Defense Date


Document Type


Degree Name

Master of Science



First Advisor

Bryce D. McLeod, PhD


The measurement of treatment adherence (i.e., the frequency and thoroughness with which a therapist delivers a treatment as designed) is critical to the field of implementation science, as adherence is often considered an indicator of successful implementation. Most existing instruments of treatment adherence are treatment protocol specific; however, this approach is costly, inefficient, and disallows cross-treatment and cross-study comparisons. Thus, there is a need for adherence instruments that can be used across treatment protocols. It has been suggested that an instrument that captures adherence at the practice element level would meet this need, as it would have utility across protocols that share practice elements.
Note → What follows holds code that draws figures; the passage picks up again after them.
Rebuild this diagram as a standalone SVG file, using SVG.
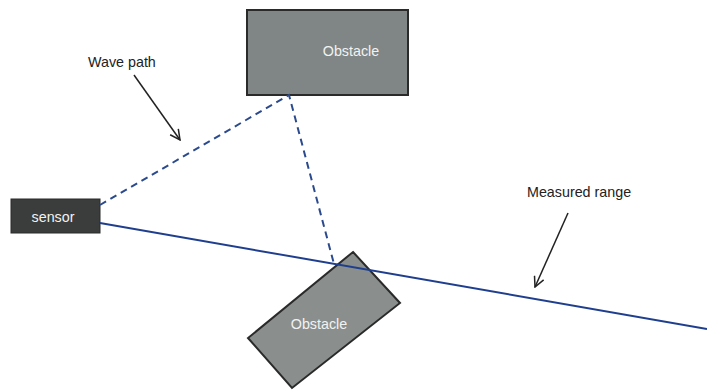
<svg xmlns="http://www.w3.org/2000/svg" width="707" height="390" viewBox="0 0 707 390">
  <defs>
    <style>
      .label { font-family: "Liberation Sans", Arial, sans-serif; font-size: 14.3px; fill: #222; }
      .inner { font-family: "Liberation Sans", Arial, sans-serif; font-size: 14.3px; fill: #f2f2f2; text-anchor: middle; }
      .obstacle { fill: #7f8685; stroke: #2a2a2a; stroke-width: 2; }
      .wave { fill: none; stroke: #2b4a8e; stroke-width: 2; stroke-dasharray: 7 5; }
      .range { fill: none; stroke: #1f3f8e; stroke-width: 2; }
      .pointer { fill: none; stroke: #222; stroke-width: 1.5; marker-end: url(#open); }
    </style>
    <marker id="open" viewBox="0 0 12 12" refX="11" refY="6" markerWidth="12" markerHeight="12" markerUnits="userSpaceOnUse" orient="auto">
      <path d="M1,1 L11,6 L1,11" fill="none" stroke="#222" stroke-width="1.5"/>
    </marker>
  </defs>
  <rect width="707" height="390" fill="#ffffff"/>

  <g id="obstacle-top">
    <rect class="obstacle" x="247" y="10" width="161" height="85"/>
    <text class="inner" x="351" y="56">Obstacle</text>
  </g>

  <g id="sensor">
    <rect x="11" y="199" width="89" height="34" fill="#3b3d3c" stroke="#2a2a2a" stroke-width="1"/>
    <text class="inner" x="53" y="222">sensor</text>
  </g>

  <g id="obstacle-tilted">
    <polygon class="obstacle" points="353,252 400,303 292,388 248,338" style="fill:#8a8f8e"/>
    <text class="inner" x="319" y="329">Obstacle</text>
  </g>

  <!-- lines drawn last so the range line crosses over the tilted block -->
  <g id="connectors">
    <path class="wave" d="M100,205 L289,95 L334,264"/>
    <path class="range" d="M100,223 L707,329"/>
    <path class="pointer" d="M134,75 L180,140"/>
    <path class="pointer" d="M568,213 L535,287"/>
  </g>

  <g id="labels">
    <text class="label" x="88" y="67">Wave path</text>
    <text class="label" x="527" y="197">Measured range</text>
  </g>
</svg>
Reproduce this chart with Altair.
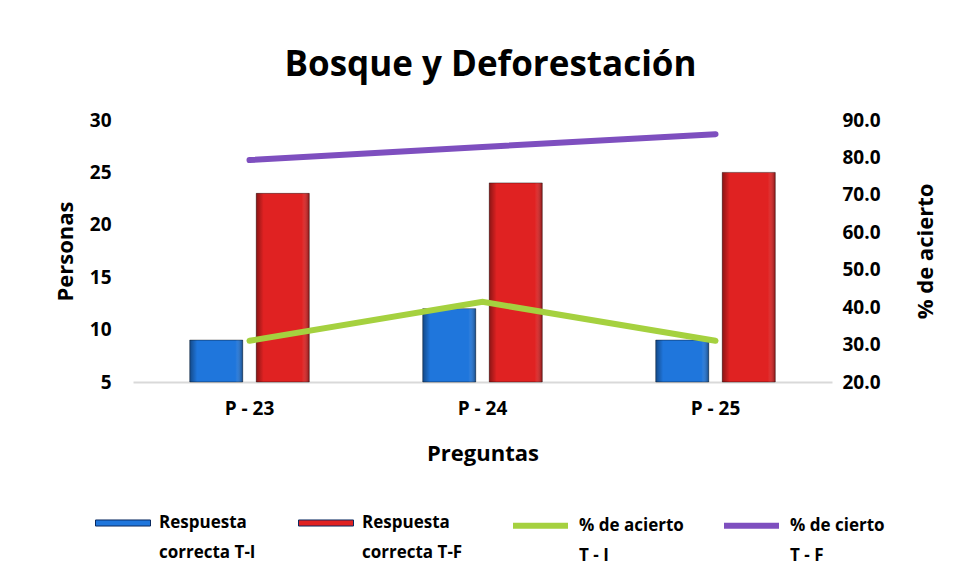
import altair as alt
import pandas as pd

preguntas = ["P - 23", "P - 24", "P - 25"]
correcta_ti = [9, 12, 9]
correcta_tf = [23, 24, 25]
pct_acierto_ti = [31.0, 41.4, 31.0]
pct_cierto_tf = [79.3, 82.8, 86.2]

bar_series = ["Respuesta|correcta T-I", "Respuesta|correcta T-F"]
line_series = ["% de acierto|T - I", "% de cierto|T - F"]
bar_colors = ["#1f76dc", "#e02222"]
line_colors = ["#a5d13f", "#7e4fbf"]

left_ticks = [5, 10, 15, 20, 25, 30]
right_ticks = [20, 30, 40, 50, 60, 70, 80, 90]

bars_df = pd.DataFrame({
    "pregunta": preguntas * 2,
    "serie": [bar_series[0]] * 3 + [bar_series[1]] * 3,
    "valor": correcta_ti + correcta_tf,
})
lines_df = pd.DataFrame({
    "pregunta": preguntas * 2,
    "serie": [line_series[0]] * 3 + [line_series[1]] * 3,
    "pct": pct_acierto_ti + pct_cierto_tf,
})

FONT = "Open Sans"
rect_path = "M-1,-0.11L1,-0.11L1,0.11L-1,0.11Z"
TICK_FS = 19
TITLE_FS = 22
LEG_FS = 17

x_enc = alt.X(
    "pregunta:N", sort=preguntas,
    scale=alt.Scale(paddingInner=0, paddingOuter=0),
    axis=alt.Axis(title="Preguntas", labelAngle=0, ticks=False, domain=True,
                  domainColor="#d9d9d9", domainWidth=2, labelPadding=17,
                  labelFontSize=TICK_FS, labelFontWeight="bold", labelFont=FONT,
                  titleFontSize=TITLE_FS, titleFontWeight="bold", titleFont=FONT,
                  titlePadding=25, grid=False),
)
xoff_enc = alt.XOffset("serie:N", sort=bar_series,
                       scale=alt.Scale(paddingInner=0.203, paddingOuter=0.853))
y_left = alt.Y("valor:Q", scale=alt.Scale(domain=[5, 30], zero=False, nice=False),
               axis=alt.Axis(orient="left", values=left_ticks, title="Personas",
                             ticks=False, domain=False, grid=False, labelPadding=22,
                             labelFontSize=TICK_FS, labelFontWeight="bold", labelFont=FONT,
                             titleFontSize=TITLE_FS, titleFontWeight="bold", titleFont=FONT,
                             titleX=-68, titleY=131, titleAngle=270,
                             titleBaseline="middle", titleAlign="center"))

bars = alt.Chart(bars_df).mark_bar(stroke="#000000", strokeOpacity=0.4, strokeWidth=1).encode(
    x=x_enc,
    xOffset=xoff_enc,
    y=y_left,
    y2=alt.datum(5),
    fill=alt.Fill("serie:N", sort=bar_series,
                  scale=alt.Scale(domain=bar_series, range=bar_colors),
                  legend=alt.Legend(orient="none", legendX=-38, legendY=375,
                                    direction="horizontal", title=None,
                                    symbolType=rect_path, symbolSize=3025,
                                    symbolStrokeColor="#0a2a60", symbolStrokeWidth=1,
                                    labelExpr="split(datum.label, '|')",
                                    labelFontSize=LEG_FS, labelFontWeight="bold",
                                    labelFont=FONT, labelOffset=8, columnPadding=40,
                                    labelLimit=220)),
)

shade = alt.LinearGradient(
    gradient="linear", x1=0, x2=1, y1=0, y2=0,
    stops=[
        alt.GradientStop(color="rgba(0,0,0,0.38)", offset=0),
        alt.GradientStop(color="rgba(0,0,0,0.0)", offset=0.14),
        alt.GradientStop(color="rgba(255,255,255,0.0)", offset=0.86),
        alt.GradientStop(color="rgba(0,0,0,0.38)", offset=1),
    ],
)
bevel = alt.Chart(bars_df).mark_bar(color=shade).encode(
    x=x_enc,
    xOffset=xoff_enc,
    y=y_left,
    y2=alt.datum(5),
)

lines = alt.Chart(lines_df).mark_line(strokeWidth=6, strokeCap="round").encode(
    x=alt.X("pregunta:N", sort=preguntas),
    y=alt.Y("pct:Q", scale=alt.Scale(domain=[20, 90], zero=False, nice=False),
            axis=alt.Axis(orient="right", values=right_ticks, format=".1f",
                          title="% de acierto", ticks=False,
                          domain=False, grid=False, labelPadding=10,
                          labelFontSize=TICK_FS, labelFontWeight="bold", labelFont=FONT,
                          titleFontSize=TITLE_FS, titleFontWeight="bold", titleFont=FONT,
                          titleX=93, titleY=131, titleAngle=270,
                          titleBaseline="middle", titleAlign="center")),
    stroke=alt.Stroke("serie:N", sort=line_series,
                      scale=alt.Scale(domain=line_series, range=line_colors),
                      legend=alt.Legend(orient="none", legendX=377, legendY=375,
                                        direction="horizontal", title=None,
                                        symbolType="stroke", symbolSize=3025,
                                        symbolStrokeWidth=6,
                                        labelExpr="split(datum.label, '|')",
                                        labelFontSize=LEG_FS, labelFontWeight="bold",
                                        labelFont=FONT, labelOffset=8, columnPadding=28,
                                        labelLimit=220)),
)

chart = alt.layer(alt.layer(bars, bevel), lines).resolve_scale(
    y="independent"
).properties(
    width=699, height=262,
    title=alt.TitleParams("Bosque y Deforestación", fontSize=35, fontWeight="bold",
                          font=FONT, anchor="middle", offset=28, dx=8, color="#000000"),
    autosize=alt.AutoSizeParams(type="none"),
    padding={"left": 125, "top": 112, "right": 110, "bottom": 190},
).configure(
    style={"guide-label": {"lineHeight": 30}}
).configure_view(strokeWidth=0).configure_axis(
    labelColor="#000000", titleColor="#000000"
).configure_legend(labelColor="#000000")

chart.save("out.html", embed_options={"renderer": "svg", "actions": False})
The current study examines the extent to which an observational adherence instrument designed to assess the core common practice elements found in individual cognitive-behavioral therapy (ICBT) for youth anxiety (the Cognitive-Behavioral Therapy Adherence Scale for Youth Anxiety; CBAY-A) can produce scores that can be reliably and validly interpreted across two separate ICBT protocols: Coping Cat (a standard manualized treatment; SMT) and MATCH (a modular manualized treatment; MMT). This study provides initial psychometric data for scores on an SMT subscale (comprised of CBAY-A items found in the SMT protocol) and an MMT subscale (comprised of CBAY-A items found in the MMT protocol) of the CBAY-A. Treatment sessions (n = 359 SMT; n = 243 MMT) from 38 youth participants (n = 22 SMT; n = 16 MMT; M age = 9.84 years, SD = 1.65; 52.6% male, 60.5% Caucasian) in an effectiveness study were independently coded by two coders using the CBAY-A. Inter-rater reliability intraclass correlation coefficients (2,2) for the item scores averaged 0.83 (SD = 0.07) for the SMT group and 0.80 (SD = 0.09) for the MMT group. CBAY-A SMT and CBAY-A MMT subscale scores demonstrated evidence of convergent and discriminant validity via associations with observational instruments of therapist adherence designed specifically for the SMT and MMT protocols, and observational instruments of competence and alliance. Results provide preliminary evidence that the CBAY-A can be effectively used in place of two separate protocol-specific adherence instruments, indicating that it may be a flexible, efficient, and useful tool for capturing adherence to ICBT protocols for youth anxiety in a way that allows for comparisons across treatment protocols and research studies.